2 Reasons Why Winter Affects Your Eating
The cooler temperatures can have a significant effect on when, how much and what you eat. Laura Cipullo, RD, author of The Body Clock Diet explains that this might all be part of biology, where the winter months may make you more inclined to eat more, and more energy-dense foods.
And there are also other factors, such as food-focused holidays and potentially spending more hours at home that can also contribute to different eating patterns.
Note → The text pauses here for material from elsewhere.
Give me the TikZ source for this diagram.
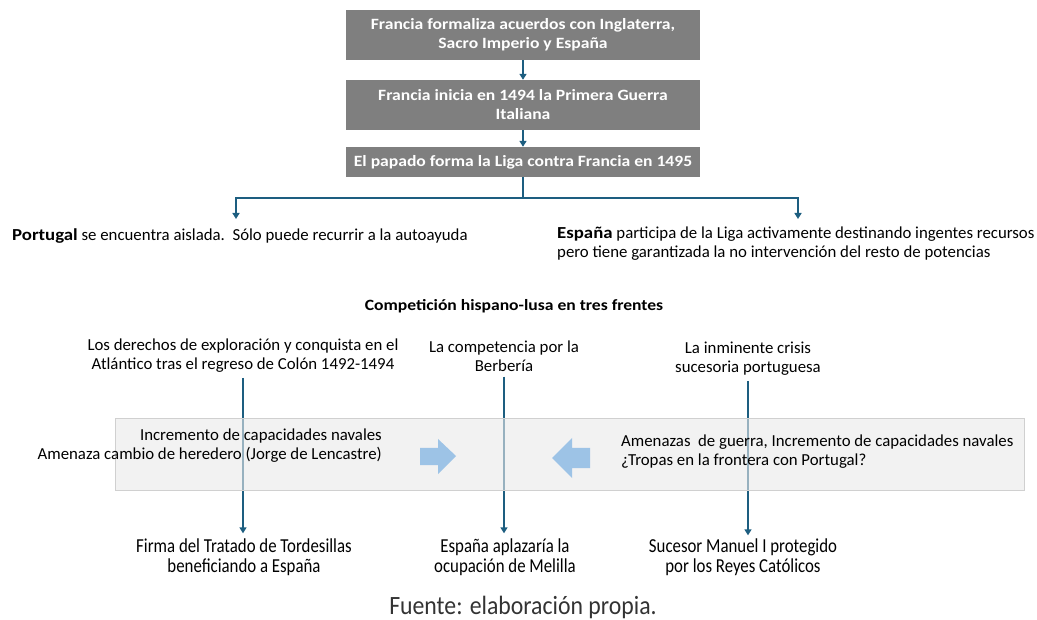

Here’s how winter affects the food you want to eat:
1. Winter May Actually Make You Hungrier
Research shows that cool weather may be part of evolution to fatten you to survive tough environmental conditions, the way many other animals do. One study published in the journal Nature found that ‘participants did consume an average of 86 more calories per day in fall, compared with spring, and ate more fat and saturated fat in the winter months.’ But the researchers that conducted that study also noted that over the course of a year that magnitude of “extra” calories was fairly small.1
A review published in 2013 in the journal Frontiers in Neuroscience, which looked at data both in people and in animals, found that seasonal changes did affect many hormones related to hunger and appetite, including glucocorticoids, ghrelin, and leptin.2
Longer nights and fewer daylight hours may affect food cravings, too. Sunlight is one of the factors that triggers the release of the hormone serotonin, a mood booster. Carbohydrate intake (due to the insulin that gets released as a result) also increases serotonin levels. Research suggests that people may crave carbohydrates as a way to improve mood.3
2. Winter Foods You Should Be Eating
The following are some foods which you should be eating in order to fill your belly, warm you up and make you feel good:
- Vegetable bake
- Citrus fruits – high in vitamin C.